10th Sunday in Ordinary Time AII
Solemnity of the Most Holy Trinity
7 June 2020
St. Lawrence Catholic Campus Center at the University of Kansas
AMDG +JMJ +m
Is it a sin to be white?
No. But it is a sin to stay white.
As a white American male I enjoy more power, privilege and protection (the three P's) than 99.999% of all persons in history. It's a fact that is not hard to know, see and feel. I remember how scared I was in 2010 in South Africa when I ventured into neighborhoods where white priests had been robbed and shot, places where I didn't have the three P's. I know I'm a coward. Even today I rarely spend time, money and energy in zip codes where I don't have the three P's. I don't let myself experience the danger that is normal for most persons.
No, it's not a sin to be white. But it is a sin to stay white.
Today is not a day for excuses. Who cares if I've personally worked hard and that I'm not personally racist. Compared to the white and black soldiers who on D-Day June 6, 1946, threw themselves into the heart of danger to fight the the evil assault on human dignity that was Nazi Germany, I have done nothing. Nothing. I want to honor those soldiers of all colors not with excuses, but with action. With my admission that our country needs new heroes, and that America is not great unless she gets a whole helluva lot better.
I'll be honest. George Floyd is not my chosen rallying point. I am concerned that the Black Lives Matter movement will be co-opted by politics, ideology, violence and hate and do more harm than good. And I'm most angry about the violence done to innocent, unborn minority girls who are discarded and dismembered here and around the world because fathers will not fight for their right to breathe. I would start by saying unless and until unborn lives matter, no lives matter. But insofar as I am doing nothing either for the unborn or for George Floyd, I am a big part of the problem.
Right now, the Holy Spirit is breathing clarity and conviction into our nation through the image of a white officer, Derek Chauvin, kneeling on the neck of a black man, George Floyd. Like it or not, his life is a new starting point. Until George Floyd's life matters, no lives matter. Unless black lives matter, no lives matter.
Black lives matter. It's not that hard to say. And yes, I am sorry if as a white pastor or a mostly white Church, I'm afraid to say it, or am the last to say it instead of the first. I do not care where you get your news. Saying black lives matter is not political. It's just not.
It's no more political that saying that one is three and three is one. That's the mystery and the message of Trinity Sunday. That the most real and the only lasting unity is born through a full diversity of persons. One is three and three is one. That's only true if there is no privilege or segregation or inequality in God.

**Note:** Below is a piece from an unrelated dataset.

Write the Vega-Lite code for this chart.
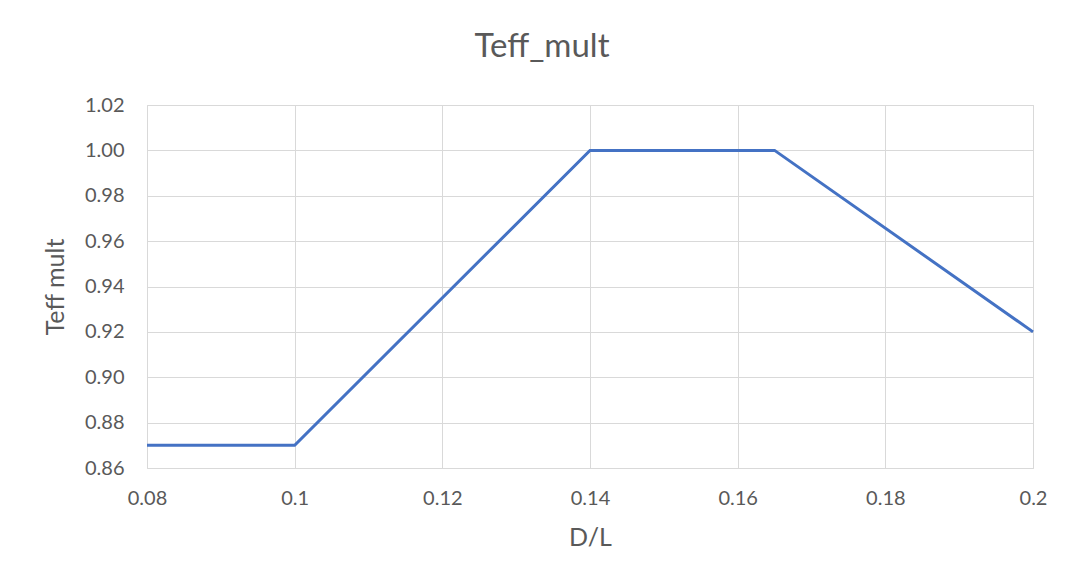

There is instead intimacy, closeness, communion, dignity, equality. That's what we celebrate - the heart of all reality and any personhood is the Trinity. Today's mystery is that before sin, violence, rivalry and politics entered the world, there are three persons who matter to each other. Saying black lives matter is not political. It's written into the very heart of God. That is why racism, as Archbishop Naumann says, is ultimately an insult to God, who Trinitarian image is written on people of every color.
To ignore today's mystery is to allow God to be perceived wrongly, to be experienced as a rich, privileged white guy who controls his slaves from far away. Insofar as my Church rests in white privilege, and stays white, and my leadership is perceived in this way, I am not proclaiming the truth about God!
But this not the truth of who God is. His Trinitarian mystery is revealed in the paschal one whose fullness we just celebrated at Pentecost. God is a heartbroken Father who through His Spirit sends His Son into the heart of danger to be a victim who saves. At the heart of God is not the privilege to separate and dominate, but a burning desire to suffer evil and transform it with mercy.
I am not proclaiming the truth about God, and I'm no disciple of Jesus unless I take a knee and give up my breath so that others may breathe.
The breath of the Holy Spirit is speaking clearly. Ready or not, there is a new starting point. I must be able to see God and myself in my black brothers and sisters. At the heart of reality there are persons who matter to each other. Unless and until black lives matter, no lives matter.
No, it's not a sin to be white.
But it is a sin to do nothing, and to stay white.